From Tote Bags to Buckets: How Everyday Items Become Cultural Currency
The brightly hued totes sprung up shortly before Easter, festively trimmed in light lavender and embroidered with a pastel pink Trader Joe’s logo. Even before the viral bags hit supermarket shelves, the hunt was on.
And, just as shoppers had scrambled for other cult favorites such as the Starbucks Bearista cup and the teal Lowe’s mini bucket, they waited in long lines to snatch up several of the $2.99 mini totes. Within days, the reusable canvas bags had sold out, only to reappear on resale websites at multiples of their original price.
“I just bought the mini totes for my friend out in California whose local Trader Joe’s was in the news for having a line of more than 500 people,” Babson College Associate Professor of Marketing Ellie Kyung said. “She was in Japan last week and saw firsthand that locals there have them. There is no Trader Joe’s in Japan.”
The shopping frenzy over these seemingly ordinary objects is, in reality, a carefully layered marketing phenomenon, one that brands such as Trader Joe’s, Starbucks, and Lowe’s have learned to harness with remarkable precision.
“This is a combination of scarcity and time as a democratized way of obtaining goods,” Kyung said. “The value of these bags as they hit eBay shows the value to consumers is real.”
The Power of Belonging
Gary Ottley MBA’97, an associate professor of practice in Babson’s marketing division, said the appeal of these limited-edition “drops” has less to do with the products themselves and more to do with psychology, identity, and timing.

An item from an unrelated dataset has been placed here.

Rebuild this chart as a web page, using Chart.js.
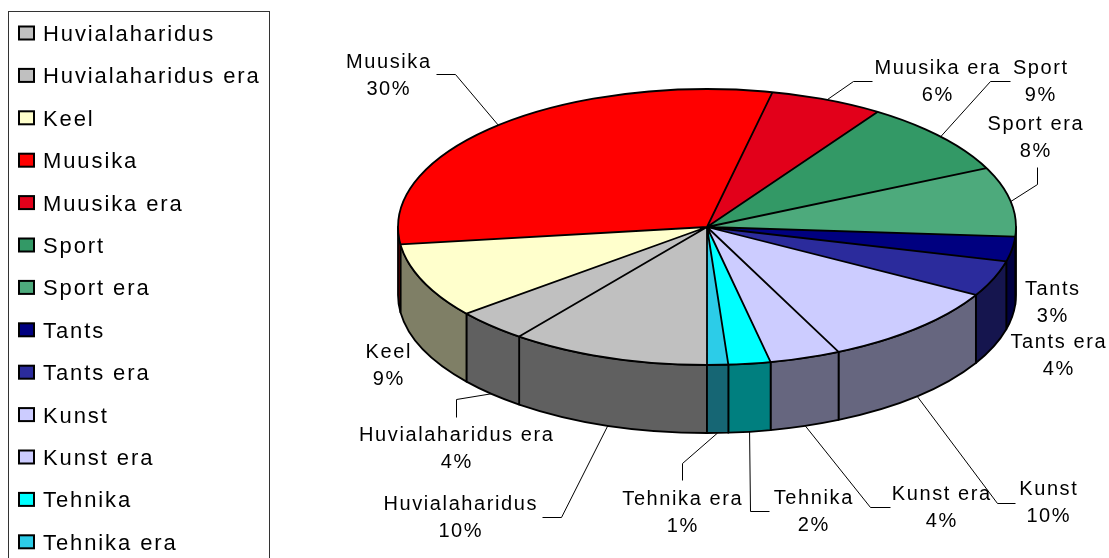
<!DOCTYPE html>
<html>
<head>
<meta charset="utf-8">
<script src="https://cdn.jsdelivr.net/npm/chart.js@4"></script>
<style>
  html, body { margin: 0; padding: 0; background: #fff; overflow: hidden; }
  canvas { display: block; }
</style>
</head>
<body>
<canvas id="pie" width="1109" height="558"></canvas>
<script>
// andmed
const categories = ['Huvialaharidus', 'Huvialaharidus era', 'Keel', 'Muusika', 'Muusika era', 'Sport', 'Sport era',
  'Tants', 'Tants era', 'Kunst', 'Kunst era', 'Tehnika', 'Tehnika era'];
const shares = [10.4, 3.8, 8.8, 30.4, 5.9, 8.7, 8.1, 2.9, 4.2, 9.8, 3.7, 2.2, 1.1];
const colors = ['#C0C0C0', '#C0C0C0', '#FFFFCC', '#FF0000', '#E2001A', '#339966', '#4DAA7C',
  '#000080', '#2B2B9C', '#CCCCFF', '#CCCCFF', '#00FFFF', '#2CCCE8'];

// 3D ellipsi paigutus (ekraanil)
const P = { cx: 707, cy: 227, rx: 309, ry: 138, depth: 68 };
const FONT = '"Liberation Sans", Arial, sans-serif';

// sildid: [tekst x, baasjoon, nurk x, nurk y, ots x, ots y]
const labelLayout = [
  [460, 510, 561, 517, 542, 517],
  [456, 441, 456, 399, 456, 417],
  [388, 358],
  [388, 68, 455, 74, 436, 74],
  [937, 74, 853, 81, 872, 81],
  [1040, 74, 990, 81, 1010, 81],
  [1035, 130, 1037, 184, 1037, 167],
  [1052, 295],
  [1058, 348],
  [1048, 495, 997, 503, 1015, 503],
  [941, 500, 870, 507, 890, 507],
  [813, 504, 750, 511, 769, 511],
  [682, 505, 682, 463, 682, 480]
];

const shade = (hex) => {
  const n = parseInt(hex.slice(1), 16);
  const r = (n >> 16) >> 1, g = ((n >> 8) & 255) >> 1, b = (n & 255) >> 1;
  return `rgb(${r}, ${g}, ${b})`;
};

// nähtavad esiosad (sin > 0)
const frontParts = (s, e) => {
  const out = [];
  for (let k = -1; k <= 2; k++) {
    const lo = Math.max(s, 2 * Math.PI * k);
    const hi = Math.min(e, 2 * Math.PI * k + Math.PI);
    if (hi > lo) out.push([lo, hi]);
  }
  return out;
};

const pie3d = {
  id: 'pie3d',
  beforeDatasetsDraw(chart) {
    const ctx = chart.ctx;
    const arcs = chart.getDatasetMeta(0).data;
    ctx.save();
    ctx.lineWidth = 1.8;
    ctx.strokeStyle = '#000';
    ctx.lineJoin = 'round';
    arcs.forEach((arc, i) => {
      frontParts(arc.startAngle, arc.endAngle).forEach(([a, b]) => {
        ctx.beginPath();
        ctx.ellipse(P.cx, P.cy, P.rx, P.ry, 0, a, b);
        ctx.ellipse(P.cx, P.cy + P.depth, P.rx, P.ry, 0, b, a, true);
        ctx.closePath();
        ctx.fillStyle = shade(colors[i]);
        ctx.fill();
        ctx.stroke();
      });
    });
    ctx.restore();

    // ring -> ellips
    const a0 = arcs[0];
    ctx.save();
    ctx.translate(P.cx, P.cy);
    ctx.scale(P.rx / a0.outerRadius, P.ry / a0.outerRadius);
    ctx.translate(-a0.x, -a0.y);
  },
  afterDatasetsDraw(chart) {
    const ctx = chart.ctx;
    ctx.restore();
    const arcs = chart.getDatasetMeta(0).data;
    ctx.save();
    ctx.lineWidth = 1.8;
    ctx.strokeStyle = '#000';
    ctx.beginPath();
    ctx.ellipse(P.cx, P.cy, P.rx, P.ry, 0, 0, Math.PI * 2);
    ctx.stroke();
    ctx.beginPath();
    arcs.forEach((arc) => {
      ctx.moveTo(P.cx, P.cy);
      ctx.lineTo(P.cx + P.rx * Math.cos(arc.startAngle), P.cy + P.ry * Math.sin(arc.startAngle));
    });
    ctx.stroke();
    ctx.restore();
  },
  afterDraw(chart) {
    const ctx = chart.ctx;
    const arcs = chart.getDatasetMeta(0).data;
    ctx.save();

    // legend
    ctx.strokeStyle = '#333';
    ctx.lineWidth = 1;
    ctx.strokeRect(8.5, 11.5, 261, 620);
    ctx.font = '22px ' + FONT;
    ctx.letterSpacing = '1.9px';
    ctx.textAlign = 'left';
    ctx.textBaseline = 'alphabetic';
    categories.forEach((name, i) => {
      const yc = 33 + i * 42.4;
      ctx.fillStyle = colors[i];
      ctx.fillRect(19, yc - 6.5, 15, 13);
      ctx.lineWidth = 2;
      ctx.strokeStyle = '#000';
      ctx.strokeRect(19, yc - 6.5, 15, 13);
      ctx.fillStyle = '#000';
      ctx.fillText(name, 43, yc + 8);
    });

    // andmesildid ja juhtjooned
    ctx.font = '20px ' + FONT;
    ctx.letterSpacing = '1.6px';
    ctx.textAlign = 'center';
    ctx.lineWidth = 1;
    arcs.forEach((arc, i) => {
      const L = labelLayout[i];
      ctx.fillStyle = '#000';
      ctx.fillText(categories[i], L[0] + 0.8, L[1]);
      ctx.fillText(Math.round(shares[i]) + '%', L[0] + 0.8, L[1] + 26.5);
      if (L.length > 2) {
        const m = (arc.startAngle + arc.endAngle) / 2;
        const ax = P.cx + P.rx * Math.cos(m);
        const ay = P.cy + P.ry * Math.sin(m) + (Math.sin(m) > 0 ? P.depth : 0);
        ctx.strokeStyle = '#000';
        ctx.beginPath();
        ctx.moveTo(ax, ay);
        ctx.lineTo(L[2] + 0.5, L[3] + 0.5);
        ctx.lineTo(L[4] + 0.5, L[5] + 0.5);
        ctx.stroke();
      }
    });
    ctx.restore();
  }
};

new Chart(document.getElementById('pie'), {
  type: 'pie',
  data: {
    labels: categories,
    datasets: [{
      data: shares,
      backgroundColor: colors,
      borderWidth: 0
    }]
  },
  options: {
    responsive: false,
    animation: false,
    events: [],
    rotation: 180,
    layout: { padding: { left: 305, top: 10, bottom: 10 } },
    plugins: {
      legend: { display: false },
      tooltip: { enabled: false }
    }
  },
  plugins: [pie3d]
});
</script>
</body>
</html>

“Cult-favorite items are, by definition, attractive only to those already in the ‘cult,’ ” said Ottley, who researches marketing and societal issues.
That built-in audience gives established brands a major advantage. A startup might struggle to generate buzz around a tote bag or coffee cup, Ottley noted, but companies with strong brand affinity can turn even the most mundane object into a must-have item.

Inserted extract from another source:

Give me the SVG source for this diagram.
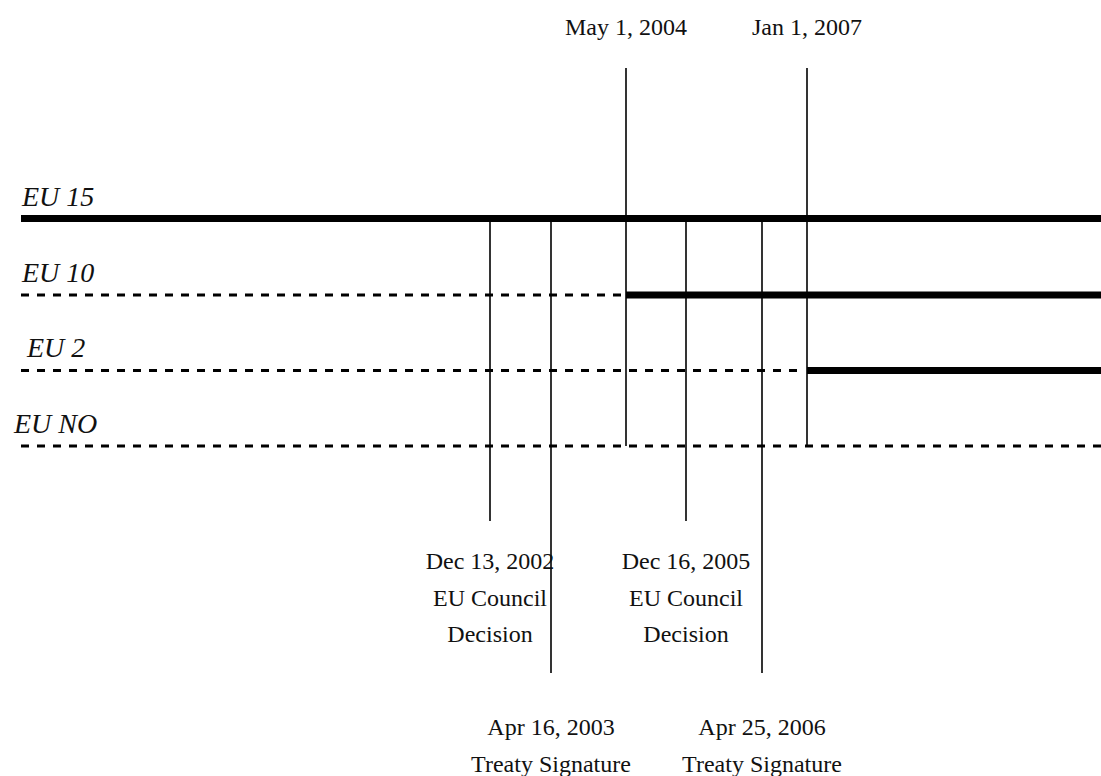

Layer on scarcity, and demand intensifies. From luxury icons such as the Hermès Birkin bag to fast-food comebacks like the McRib, “limited availability” has long been a proven driver of consumer behavior. But, Kyung points out, today’s viral items don’t require a lot of money.
“The Trader Joe’s tote bag frenzy is nothing short of marketing genius,” Kyung said. “Unlike scarce luxury goods—like a handbag from Hermès—these bags are inaccessible because they are limited drops. But they’re still attainable if you have something everyone has: time.”
Retailers have refined this strategy into a science, releasing short-run items that disappear quickly and return unpredictably, creating a kind of Easter egg hunt that keeps customers coming back.
“There are only a certain number of these available,” Ottley said. “First come, first served. That creates a heady mix of community, collectability, and even status.”
Everyday Objects, Elevated

What’s new in this wave of viral merchandise, said Babson Adjunct Lecturer Lee Gustafson MBA’88, is how ordinary the items are.
Trader Joe’s mini totes, Starbucks’ Hello Kitty holiday edition cups, and Lowe’s miniature buckets are inexpensive, functional, and easily replaceable. Yet they generate long lines, sell out instantly, and spark online resale markets.
That’s because, Gustafson explained, “the object itself rarely carries the weight. The moment does.”
These products act as cultural signals, proof that a consumer participated in a specific moment. Owning the item is secondary to being part of the story.
Kyung said that moment signals a new kind of status. “It’s not about wealth,” she said. “It shows that you are culturally in the know—and that you invested your time.”
The Formula Behind the Frenzy
According to Gustafson, the success of these drops comes from a convergence of three forces:
- Brand affinity
- Scarcity
- Social sharing
In the case of Trader Joe’s, strong customer loyalty and a scramble for the limited totes, all documented on social media, turns local product drops into a national conversation almost instantly.
Starbucks’ Bearista cups blend nostalgia with a visual appeal that translates easily into shareable content. Meanwhile, Lowe’s miniature buckets demonstrate how consumers themselves can redefine a product’s purpose, transforming a basic item into planters, drink containers, or viral Easter basket props.
“The value wasn’t designed into the product,” Gustafson said. “It emerged through reinterpretation.”
Going Viral
While companies can create the conditions for success with strong branding, limited supply, and everyday usability, they can’t fully control how consumers will respond.

“Brands can create the conditions, but they can’t dictate outcomes,” Gustafson said.
In fact, attempts to manufacture hype too aggressively can backfire if consumers sense inauthenticity. The most successful moments often feel organic, even when they’re strategically enabled.
The rise of these limited-edition drops reflects a broader shift in how consumers assign value. Products are no longer just goods; they are experiences, signals, and content. A tote bag or coffee cup is now a cultural ticket, giving shoppers a way to participate in something larger than themselves.
“The common thread is participation,” Gustafson said. “Owning the tote or the cup matters less than being part of the shared story around it.”